### [THE PROBLEM]
Make an exact transcription of the material, leaving out all images.

### [DATA EXCERPT]

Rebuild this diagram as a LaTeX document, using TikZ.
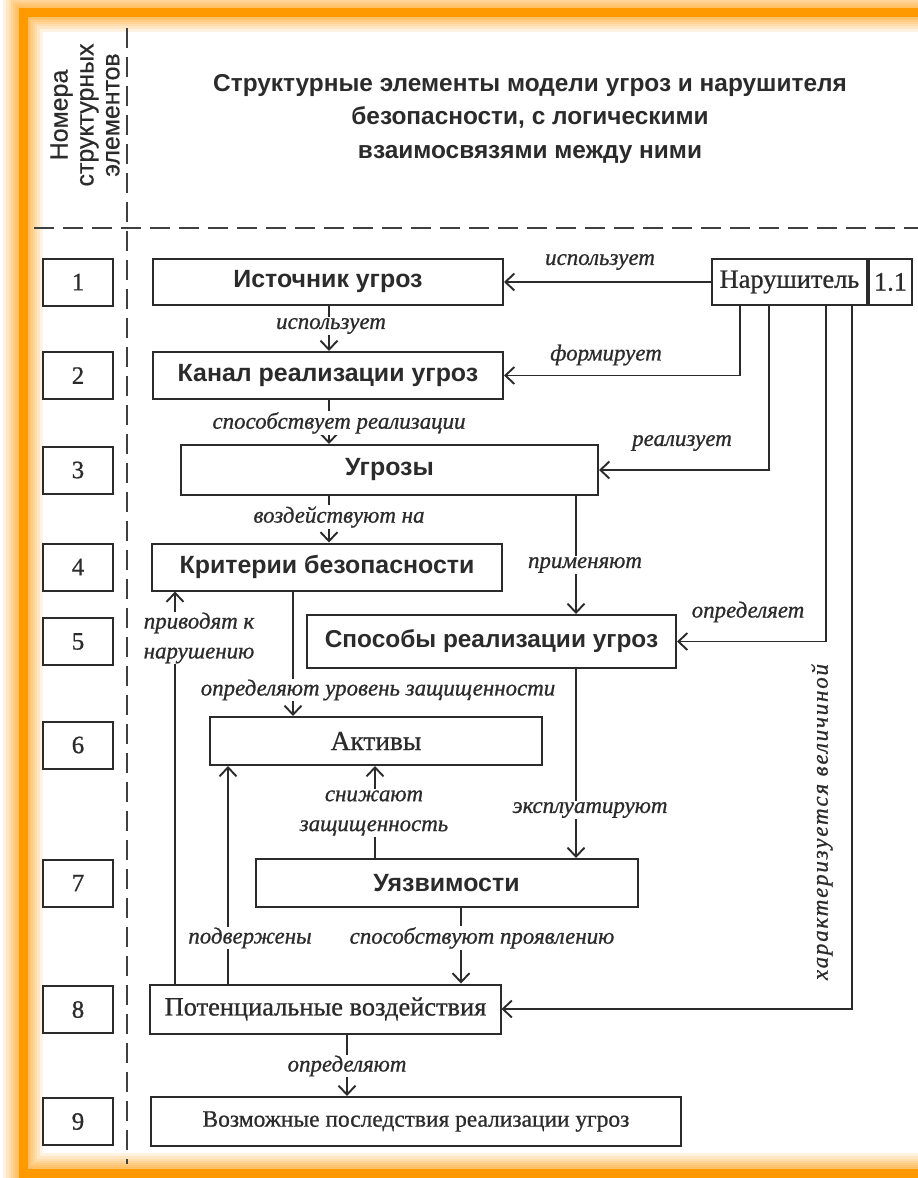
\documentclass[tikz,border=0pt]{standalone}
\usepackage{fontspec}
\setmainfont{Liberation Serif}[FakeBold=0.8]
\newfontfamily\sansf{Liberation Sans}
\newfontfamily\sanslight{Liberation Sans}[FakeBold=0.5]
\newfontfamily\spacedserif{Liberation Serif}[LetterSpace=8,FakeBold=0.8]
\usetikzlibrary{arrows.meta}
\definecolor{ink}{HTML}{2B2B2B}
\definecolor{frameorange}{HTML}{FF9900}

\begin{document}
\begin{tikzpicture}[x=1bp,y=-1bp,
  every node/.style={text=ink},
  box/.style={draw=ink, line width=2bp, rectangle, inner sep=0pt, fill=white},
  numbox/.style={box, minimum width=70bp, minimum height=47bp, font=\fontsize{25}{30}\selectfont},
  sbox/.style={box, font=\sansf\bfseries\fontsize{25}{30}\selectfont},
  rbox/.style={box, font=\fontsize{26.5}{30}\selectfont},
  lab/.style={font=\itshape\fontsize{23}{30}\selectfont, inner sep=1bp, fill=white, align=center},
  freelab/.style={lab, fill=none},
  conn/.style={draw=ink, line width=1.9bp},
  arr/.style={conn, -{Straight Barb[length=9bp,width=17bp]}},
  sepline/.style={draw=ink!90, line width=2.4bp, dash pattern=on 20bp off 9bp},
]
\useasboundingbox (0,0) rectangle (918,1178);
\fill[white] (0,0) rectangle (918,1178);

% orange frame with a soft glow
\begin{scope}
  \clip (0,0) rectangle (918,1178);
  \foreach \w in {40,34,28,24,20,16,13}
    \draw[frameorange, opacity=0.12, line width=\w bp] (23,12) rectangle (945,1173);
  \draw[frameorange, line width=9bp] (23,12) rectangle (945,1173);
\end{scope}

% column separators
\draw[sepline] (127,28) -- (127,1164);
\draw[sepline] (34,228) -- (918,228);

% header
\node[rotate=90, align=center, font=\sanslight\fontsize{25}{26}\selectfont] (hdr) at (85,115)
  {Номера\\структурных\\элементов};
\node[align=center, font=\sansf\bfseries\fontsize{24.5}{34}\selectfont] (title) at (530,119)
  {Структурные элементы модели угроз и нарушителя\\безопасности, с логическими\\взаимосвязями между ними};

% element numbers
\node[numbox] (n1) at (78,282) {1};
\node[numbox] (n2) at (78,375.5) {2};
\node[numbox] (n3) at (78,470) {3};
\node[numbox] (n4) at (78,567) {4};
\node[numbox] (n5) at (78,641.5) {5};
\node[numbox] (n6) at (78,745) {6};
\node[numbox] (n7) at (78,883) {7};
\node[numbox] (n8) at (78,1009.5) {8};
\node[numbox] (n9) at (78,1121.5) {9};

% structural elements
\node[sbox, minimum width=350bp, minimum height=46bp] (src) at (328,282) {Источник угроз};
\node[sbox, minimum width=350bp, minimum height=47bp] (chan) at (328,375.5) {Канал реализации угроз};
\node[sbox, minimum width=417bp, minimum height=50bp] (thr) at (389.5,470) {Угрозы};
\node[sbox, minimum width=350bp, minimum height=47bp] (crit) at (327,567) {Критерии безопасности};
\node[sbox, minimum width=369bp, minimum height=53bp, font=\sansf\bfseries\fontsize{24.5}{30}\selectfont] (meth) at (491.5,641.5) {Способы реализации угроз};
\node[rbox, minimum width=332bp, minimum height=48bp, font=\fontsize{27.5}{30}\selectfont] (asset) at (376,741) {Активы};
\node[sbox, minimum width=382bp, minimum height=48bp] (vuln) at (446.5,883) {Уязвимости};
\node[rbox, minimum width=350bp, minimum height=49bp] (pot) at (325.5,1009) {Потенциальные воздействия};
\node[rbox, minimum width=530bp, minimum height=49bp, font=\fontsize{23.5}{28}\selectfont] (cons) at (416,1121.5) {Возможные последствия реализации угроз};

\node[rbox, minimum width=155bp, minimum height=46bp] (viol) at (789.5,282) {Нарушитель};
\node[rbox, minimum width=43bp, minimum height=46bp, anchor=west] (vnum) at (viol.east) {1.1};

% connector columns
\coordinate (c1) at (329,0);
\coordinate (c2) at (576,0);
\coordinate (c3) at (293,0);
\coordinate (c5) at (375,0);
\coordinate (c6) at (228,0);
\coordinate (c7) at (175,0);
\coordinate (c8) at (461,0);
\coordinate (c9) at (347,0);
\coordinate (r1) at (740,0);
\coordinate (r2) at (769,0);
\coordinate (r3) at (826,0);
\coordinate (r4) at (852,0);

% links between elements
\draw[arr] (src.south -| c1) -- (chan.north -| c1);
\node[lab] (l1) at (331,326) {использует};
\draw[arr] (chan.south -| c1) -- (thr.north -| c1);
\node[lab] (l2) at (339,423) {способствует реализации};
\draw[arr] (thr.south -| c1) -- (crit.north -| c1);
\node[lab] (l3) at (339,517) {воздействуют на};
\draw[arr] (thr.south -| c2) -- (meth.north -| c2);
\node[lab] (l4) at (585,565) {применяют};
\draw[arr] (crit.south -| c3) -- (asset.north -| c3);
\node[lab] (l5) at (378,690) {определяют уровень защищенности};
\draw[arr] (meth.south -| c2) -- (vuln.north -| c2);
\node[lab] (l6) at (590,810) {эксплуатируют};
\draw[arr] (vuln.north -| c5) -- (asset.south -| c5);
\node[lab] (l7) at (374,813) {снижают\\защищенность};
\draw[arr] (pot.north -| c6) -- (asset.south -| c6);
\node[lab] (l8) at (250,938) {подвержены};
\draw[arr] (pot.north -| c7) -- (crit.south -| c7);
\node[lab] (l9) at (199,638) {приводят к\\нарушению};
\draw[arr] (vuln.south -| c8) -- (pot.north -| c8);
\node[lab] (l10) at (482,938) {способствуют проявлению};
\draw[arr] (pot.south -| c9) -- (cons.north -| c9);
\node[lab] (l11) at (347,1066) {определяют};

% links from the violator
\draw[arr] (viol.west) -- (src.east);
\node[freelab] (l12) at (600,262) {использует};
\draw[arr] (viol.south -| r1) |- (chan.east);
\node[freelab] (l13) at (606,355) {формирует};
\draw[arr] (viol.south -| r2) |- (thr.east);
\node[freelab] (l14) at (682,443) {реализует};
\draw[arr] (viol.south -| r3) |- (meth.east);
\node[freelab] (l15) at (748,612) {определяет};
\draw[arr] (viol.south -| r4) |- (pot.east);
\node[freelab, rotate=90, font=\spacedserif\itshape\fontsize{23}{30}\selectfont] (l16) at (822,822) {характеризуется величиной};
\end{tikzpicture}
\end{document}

### [FINAL RESULT]
Rebuild this diagram as a LaTeX document, using TikZ.
\documentclass[tikz,border=0pt]{standalone}
\usepackage{fontspec}
\setmainfont{Liberation Serif}[FakeBold=0.8]
\newfontfamily\sansf{Liberation Sans}
\newfontfamily\sanslight{Liberation Sans}[FakeBold=0.5]
\newfontfamily\spacedserif{Liberation Serif}[LetterSpace=8,FakeBold=0.8]
\usetikzlibrary{arrows.meta}
\definecolor{ink}{HTML}{2B2B2B}
\definecolor{frameorange}{HTML}{FF9900}

\begin{document}
\begin{tikzpicture}[x=1bp,y=-1bp,
  every node/.style={text=ink},
  box/.style={draw=ink, line width=2bp, rectangle, inner sep=0pt, fill=white},
  numbox/.style={box, minimum width=70bp, minimum height=47bp, font=\fontsize{25}{30}\selectfont},
  sbox/.style={box, font=\sansf\bfseries\fontsize{25}{30}\selectfont},
  rbox/.style={box, font=\fontsize{26.5}{30}\selectfont},
  lab/.style={font=\itshape\fontsize{23}{30}\selectfont, inner sep=1bp, fill=white, align=center},
  freelab/.style={lab, fill=none},
  conn/.style={draw=ink, line width=1.9bp},
  arr/.style={conn, -{Straight Barb[length=9bp,width=17bp]}},
  sepline/.style={draw=ink!90, line width=2.4bp, dash pattern=on 20bp off 9bp},
]
\useasboundingbox (0,0) rectangle (918,1178);
\fill[white] (0,0) rectangle (918,1178);

% orange frame with a soft glow
\begin{scope}
  \clip (0,0) rectangle (918,1178);
  \foreach \w in {40,34,28,24,20,16,13}
    \draw[frameorange, opacity=0.12, line width=\w bp] (23,12) rectangle (945,1173);
  \draw[frameorange, line width=9bp] (23,12) rectangle (945,1173);
\end{scope}

% column separators
\draw[sepline] (127,28) -- (127,1164);
\draw[sepline] (34,228) -- (918,228);

% header
\node[rotate=90, align=center, font=\sanslight\fontsize{25}{26}\selectfont] (hdr) at (85,115)
  {Номера\\структурных\\элементов};
\node[align=center, font=\sansf\bfseries\fontsize{24.5}{34}\selectfont] (title) at (530,119)
  {Структурные элементы модели угроз и нарушителя\\безопасности, с логическими\\взаимосвязями между ними};

% element numbers
\node[numbox] (n1) at (78,282) {1};
\node[numbox] (n2) at (78,375.5) {2};
\node[numbox] (n3) at (78,470) {3};
\node[numbox] (n4) at (78,567) {4};
\node[numbox] (n5) at (78,641.5) {5};
\node[numbox] (n6) at (78,745) {6};
\node[numbox] (n7) at (78,883) {7};
\node[numbox] (n8) at (78,1009.5) {8};
\node[numbox] (n9) at (78,1121.5) {9};

% structural elements
\node[sbox, minimum width=350bp, minimum height=46bp] (src) at (328,282) {Источник угроз};
\node[sbox, minimum width=350bp, minimum height=47bp] (chan) at (328,375.5) {Канал реализации угроз};
\node[sbox, minimum width=417bp, minimum height=50bp] (thr) at (389.5,470) {Угрозы};
\node[sbox, minimum width=350bp, minimum height=47bp] (crit) at (327,567) {Критерии безопасности};
\node[sbox, minimum width=369bp, minimum height=53bp, font=\sansf\bfseries\fontsize{24.5}{30}\selectfont] (meth) at (491.5,641.5) {Способы реализации угроз};
\node[rbox, minimum width=332bp, minimum height=48bp, font=\fontsize{27.5}{30}\selectfont] (asset) at (376,741) {Активы};
\node[sbox, minimum width=382bp, minimum height=48bp] (vuln) at (446.5,883) {Уязвимости};
\node[rbox, minimum width=350bp, minimum height=49bp] (pot) at (325.5,1009) {Потенциальные воздействия};
\node[rbox, minimum width=530bp, minimum height=49bp, font=\fontsize{23.5}{28}\selectfont] (cons) at (416,1121.5) {Возможные последствия реализации угроз};

\node[rbox, minimum width=155bp, minimum height=46bp] (viol) at (789.5,282) {Нарушитель};
\node[rbox, minimum width=43bp, minimum height=46bp, anchor=west] (vnum) at (viol.east) {1.1};

% connector columns
\coordinate (c1) at (329,0);
\coordinate (c2) at (576,0);
\coordinate (c3) at (293,0);
\coordinate (c5) at (375,0);
\coordinate (c6) at (228,0);
\coordinate (c7) at (175,0);
\coordinate (c8) at (461,0);
\coordinate (c9) at (347,0);
\coordinate (r1) at (740,0);
\coordinate (r2) at (769,0);
\coordinate (r3) at (826,0);
\coordinate (r4) at (852,0);

% links between elements
\draw[arr] (src.south -| c1) -- (chan.north -| c1);
\node[lab] (l1) at (331,326) {использует};
\draw[arr] (chan.south -| c1) -- (thr.north -| c1);
\node[lab] (l2) at (339,423) {способствует реализации};
\draw[arr] (thr.south -| c1) -- (crit.north -| c1);
\node[lab] (l3) at (339,517) {воздействуют на};
\draw[arr] (thr.south -| c2) -- (meth.north -| c2);
\node[lab] (l4) at (585,565) {применяют};
\draw[arr] (crit.south -| c3) -- (asset.north -| c3);
\node[lab] (l5) at (378,690) {определяют уровень защищенности};
\draw[arr] (meth.south -| c2) -- (vuln.north -| c2);
\node[lab] (l6) at (590,810) {эксплуатируют};
\draw[arr] (vuln.north -| c5) -- (asset.south -| c5);
\node[lab] (l7) at (374,813) {снижают\\защищенность};
\draw[arr] (pot.north -| c6) -- (asset.south -| c6);
\node[lab] (l8) at (250,938) {подвержены};
\draw[arr] (pot.north -| c7) -- (crit.south -| c7);
\node[lab] (l9) at (199,638) {приводят к\\нарушению};
\draw[arr] (vuln.south -| c8) -- (pot.north -| c8);
\node[lab] (l10) at (482,938) {способствуют проявлению};
\draw[arr] (pot.south -| c9) -- (cons.north -| c9);
\node[lab] (l11) at (347,1066) {определяют};

% links from the violator
\draw[arr] (viol.west) -- (src.east);
\node[freelab] (l12) at (600,262) {использует};
\draw[arr] (viol.south -| r1) |- (chan.east);
\node[freelab] (l13) at (606,355) {формирует};
\draw[arr] (viol.south -| r2) |- (thr.east);
\node[freelab] (l14) at (682,443) {реализует};
\draw[arr] (viol.south -| r3) |- (meth.east);
\node[freelab] (l15) at (748,612) {определяет};
\draw[arr] (viol.south -| r4) |- (pot.east);
\node[freelab, rotate=90, font=\spacedserif\itshape\fontsize{23}{30}\selectfont] (l16) at (822,822) {характеризуется величиной};
\end{tikzpicture}
\end{document}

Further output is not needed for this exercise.